Good tunes can do good things. Here’s hoping my music therapy helps to make someone else’s day less shitty when they need it.

Music Therapy #1: Your Heart is a Muscle the Side of Your Fist, by Ramshackle Glory

I don’t know anything about Ramshackle Glory. I dabble in punk (teen of the pop punk 90s here), but I’m superficially familiar at best, and honestly, this song was spit out of a generated playlist. I don’t know how the algorithm works.

It’s a little bit peppy and a decent bit dark. It pushes me forward and it also makes me feel like I’m not alone with the feeling that being positive (what everyone tells you to do in these situations) is hard fucking work.
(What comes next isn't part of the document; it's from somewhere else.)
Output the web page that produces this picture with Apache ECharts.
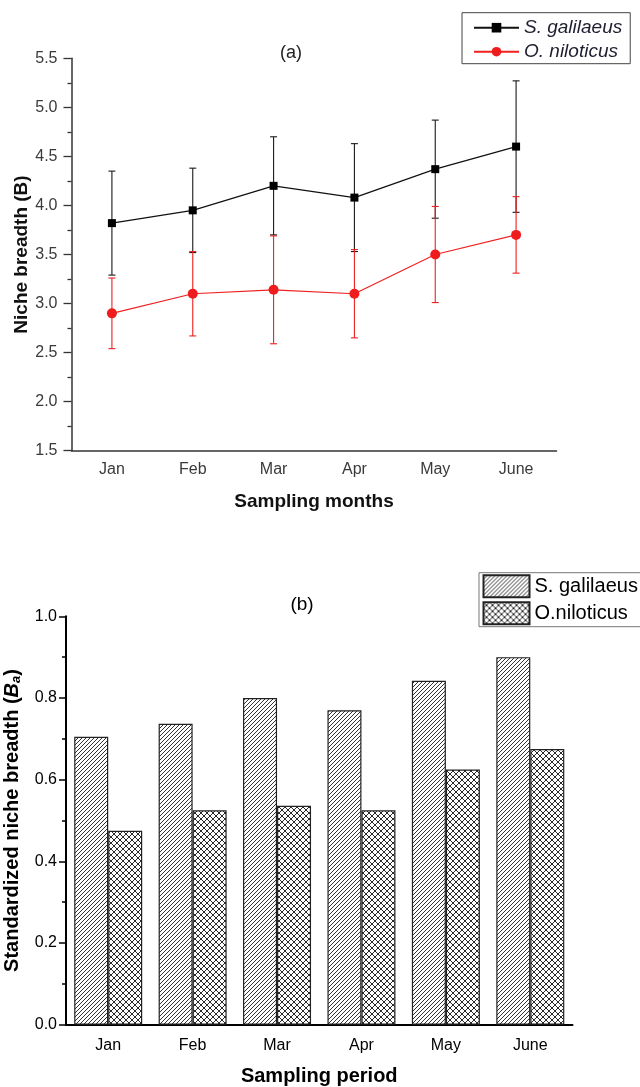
<!DOCTYPE html>
<html>
<head>
<meta charset="utf-8">
<script src="https://cdn.jsdelivr.net/npm/echarts@6/dist/echarts.min.js"></script>
<style>
html,body{margin:0;padding:0;background:#fff;}
#chart{width:640px;height:1087px;}
</style>
</head>
<body>
<div id="chart"></div>
<script>
// ---- data ----
var months = ['Jan', 'Feb', 'Mar', 'Apr', 'May', 'June'];
var galMean = [3.82, 3.95, 4.20, 4.08, 4.37, 4.60];
var galErr  = [0.53, 0.43, 0.50, 0.55, 0.50, 0.67];
var nilMean = [2.90, 3.10, 3.14, 3.10, 3.50, 3.70];
var nilErr  = [0.36, 0.43, 0.55, 0.45, 0.49, 0.39];
var galBa = [0.705, 0.737, 0.800, 0.770, 0.842, 0.900];
var nilBa = [0.475, 0.525, 0.536, 0.525, 0.625, 0.675];
var yTicksA = [1.5, 5.5, 0.5];
var yTicksB = [0, 1.0, 0.2];

var FONT = '"Liberation Sans", Arial, sans-serif';

function hatchPattern() {
  var c = document.createElement('canvas');
  c.width = 8; c.height = 8;
  var g = c.getContext('2d');
  g.fillStyle = '#fff'; g.fillRect(0, 0, 8, 8);
  g.strokeStyle = '#333'; g.lineWidth = 1;
  for (var k = -8; k <= 24; k += 4) {
    g.beginPath(); g.moveTo(0, k); g.lineTo(8, k - 8); g.stroke();
  }
  return c;
}
function crossPattern() {
  var c = document.createElement('canvas');
  c.width = 6; c.height = 6;
  var g = c.getContext('2d');
  g.fillStyle = '#fff'; g.fillRect(0, 0, 6, 6);
  g.strokeStyle = '#2a2a2a'; g.lineWidth = 1;
  for (var k = -6; k <= 18; k += 6) {
    g.beginPath(); g.moveTo(0, k); g.lineTo(6, k - 6); g.stroke();
    g.beginPath(); g.moveTo(0, k - 6); g.lineTo(6, k); g.stroke();
  }
  return c;
}

function errData(mean, err) {
  return mean.map(function (m, i) { return [i, m - err[i], m + err[i]]; });
}
function errRender(color) {
  return function (params, api) {
    var i = api.value(0);
    var lo = api.coord([i, api.value(1)]);
    var hi = api.coord([i, api.value(2)]);
    var w = 3.5;
    var st = { stroke: color, lineWidth: 1.1 };
    return {
      type: 'group',
      children: [
        { type: 'line', shape: { x1: lo[0], y1: lo[1], x2: hi[0], y2: hi[1] }, style: st },
        { type: 'line', shape: { x1: lo[0] - w, y1: lo[1], x2: lo[0] + w, y2: lo[1] }, style: st },
        { type: 'line', shape: { x1: hi[0] - w, y1: hi[1], x2: hi[0] + w, y2: hi[1] }, style: st }
      ]
    };
  };
}

var chart = echarts.init(document.getElementById('chart'), null, { renderer: 'canvas' });
var hatch = { image: hatchPattern(), repeat: 'repeat' };
var cross = { image: crossPattern(), repeat: 'repeat' };

var axisColA = '#333';
var option = {
  animation: false,
  textStyle: { fontFamily: FONT },
  title: [
    { text: '(a)', left: 291, top: 44, textAlign: 'center', padding: 0,
      textStyle: { fontFamily: FONT, fontSize: 18, fontWeight: 'normal', color: '#222' } },
    { text: '(b)', left: 302, top: 595, textAlign: 'center', padding: 0,
      textStyle: { fontFamily: FONT, fontSize: 19, fontWeight: 'normal', color: '#000' } }
  ],
  legend: [
    {
      data: ['S. galilaeus', 'O. niloticus'],
      orient: 'vertical', left: 462, top: 12.7,
      padding: [4, 8, 1, 11], itemGap: 2,
      itemWidth: 45, itemHeight: 12,
      borderColor: '#444', borderWidth: 1,
      textStyle: { fontFamily: FONT, fontSize: 19, fontStyle: 'italic', color: '#1e1e30', lineHeight: 22 }
    },
    {
      data: ['S. galilaeus ', 'O.niloticus'],
      orient: 'vertical', left: 479, top: 572.7,
      padding: [1.5, 12, 1.5, 3.5], itemGap: 3,
      itemWidth: 46, itemHeight: 22, icon: 'rect',
      borderColor: '#777', borderWidth: 1,
      textStyle: { fontFamily: FONT, fontSize: 20, color: '#000' }
    }
  ],
  grid: [
    { left: 71.5, top: 58.3, width: 485, height: 392.4, outerBoundsMode: 'none', containLabel: false },
    { left: 66, top: 616.3, width: 506.5, height: 408.4, outerBoundsMode: 'none', containLabel: false }
  ],
  xAxis: [
    {
      gridIndex: 0, type: 'category', data: months, boundaryGap: true,
      axisLine: { lineStyle: { color: axisColA, width: 1.5 } },
      axisTick: { alignWithLabel: true, length: 7, lineStyle: { color: axisColA, width: 1.3 } },
      axisLabel: { fontFamily: FONT, fontSize: 16, color: '#3a3a3a', margin: 11 },
      name: 'Sampling months', nameLocation: 'middle', nameGap: 42,
      nameTextStyle: { fontFamily: FONT, fontSize: 19, fontWeight: 'bold', color: '#111' }
    },
    {
      gridIndex: 0, type: 'category', data: months, boundaryGap: true, position: 'bottom',
      axisLine: { show: false },
      axisTick: { alignWithLabel: false, length: 4, lineStyle: { color: axisColA, width: 1.3 } },
      axisLabel: { show: false }
    },
    {
      gridIndex: 1, type: 'category', data: months, boundaryGap: true,
      axisLine: { lineStyle: { color: '#000', width: 2 } },
      axisTick: { alignWithLabel: true, length: 7, lineStyle: { color: '#000', width: 1.5 } },
      axisLabel: { fontFamily: FONT, fontSize: 16, color: '#000', margin: 13 },
      name: 'Sampling period', nameLocation: 'middle', nameGap: 42,
      nameTextStyle: { fontFamily: FONT, fontSize: 20, fontWeight: 'bold', color: '#000' }
    },
    {
      gridIndex: 1, type: 'category', data: months, boundaryGap: true, position: 'bottom',
      axisLine: { show: false },
      axisTick: { alignWithLabel: false, length: 4, lineStyle: { color: '#000', width: 1.5 } },
      axisLabel: { show: false }
    }
  ],
  yAxis: [
    {
      gridIndex: 0, type: 'value', min: yTicksA[0], max: yTicksA[1], interval: yTicksA[2],
      splitLine: { show: false },
      axisLine: { show: true, lineStyle: { color: axisColA, width: 1.5 } },
      axisTick: { show: true, length: 8, lineStyle: { color: axisColA, width: 1.3 } },
      minorTick: { show: true, splitNumber: 2, length: 4, lineStyle: { color: axisColA, width: 1.3 } },
      axisLabel: { fontFamily: FONT, fontSize: 16, color: '#3a3a3a', margin: 14,
        formatter: function (v) { return v.toFixed(1); } },
      name: 'Niche breadth (B)', nameLocation: 'middle', nameRotate: 90, nameGap: 40,
      nameMoveOverlap: false,
      nameTextStyle: { fontFamily: FONT, fontSize: 19, fontWeight: 'bold', color: '#111' }
    },
    {
      gridIndex: 1, type: 'value', min: yTicksB[0], max: yTicksB[1], interval: yTicksB[2],
      splitLine: { show: false },
      axisLine: { show: true, lineStyle: { color: '#000', width: 2 } },
      axisTick: { show: true, length: 7, lineStyle: { color: '#000', width: 1.5 } },
      minorTick: { show: true, splitNumber: 2, length: 4, lineStyle: { color: '#000', width: 1.5 } },
      axisLabel: { fontFamily: FONT, fontSize: 16, color: '#000', margin: 9,
        formatter: function (v) { return v.toFixed(1); } },
      name: 'Standardized niche breadth ({i|B}{s|a})', nameLocation: 'middle', nameRotate: 90, nameGap: 43,
      nameMoveOverlap: false,
      nameTextStyle: { fontFamily: FONT, fontSize: 20, fontWeight: 'bold', color: '#000',
        rich: {
          i: { fontFamily: FONT, fontSize: 20, fontWeight: 'bold', fontStyle: 'italic', color: '#000' },
          s: { fontFamily: FONT, fontSize: 13, fontWeight: 'bold', fontStyle: 'italic', color: '#000',
               verticalAlign: 'bottom', padding: [8, 0, 0, 0] }
        } }
    }
  ],
  series: [
    {
      name: 'S. galilaeus', type: 'line', xAxisIndex: 0, yAxisIndex: 0, data: galMean,
      symbol: 'rect', symbolSize: 8,
      lineStyle: { color: '#111', width: 1.2 }, itemStyle: { color: '#000' }, z: 4
    },
    {
      name: 'O. niloticus', type: 'line', xAxisIndex: 0, yAxisIndex: 0, data: nilMean,
      symbol: 'circle', symbolSize: 10,
      lineStyle: { color: '#f02020', width: 1.2 }, itemStyle: { color: '#ee1c1c' }, z: 4
    },
    {
      type: 'custom', xAxisIndex: 0, yAxisIndex: 0, data: errData(galMean, galErr),
      renderItem: errRender('#1a1a1a'), z: 3, silent: true
    },
    {
      type: 'custom', xAxisIndex: 0, yAxisIndex: 0, data: errData(nilMean, nilErr),
      renderItem: errRender('#f02020'), z: 3, silent: true
    },
    {
      name: 'S. galilaeus ', type: 'bar', xAxisIndex: 2, yAxisIndex: 1, data: galBa,
      barWidth: 34, barGap: '0%',
      itemStyle: { color: hatch, borderColor: '#222', borderWidth: 1.2 }
    },
    {
      name: 'O.niloticus', type: 'bar', xAxisIndex: 2, yAxisIndex: 1, data: nilBa,
      barWidth: 34, barGap: '0%',
      itemStyle: { color: cross, borderColor: '#222', borderWidth: 1.2 }
    }
  ]
};
chart.setOption(option);
</script>
</body>
</html>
The day this came on wasn’t a terrible day, but it wasn’t a good one either, and I just needed it. I need it pretty regularly.

Dalia never showed me nothing but kindness

She would say: “I know how sad you get.”

And some days, I still get that way

But it gets better

It gets better

It gets better

Sweetie, it gets better, I promise you

And she’d tell me

Your heart is a muscle the size of your fist

Keep on loving. Keep on fighting

And hold on, hold on

Hold on for your life

Keep on loving and keep on fighting. It’s work, but as any sporadic gym goer knows, it’s a hell of a lot easier to maintain than to make a comeback.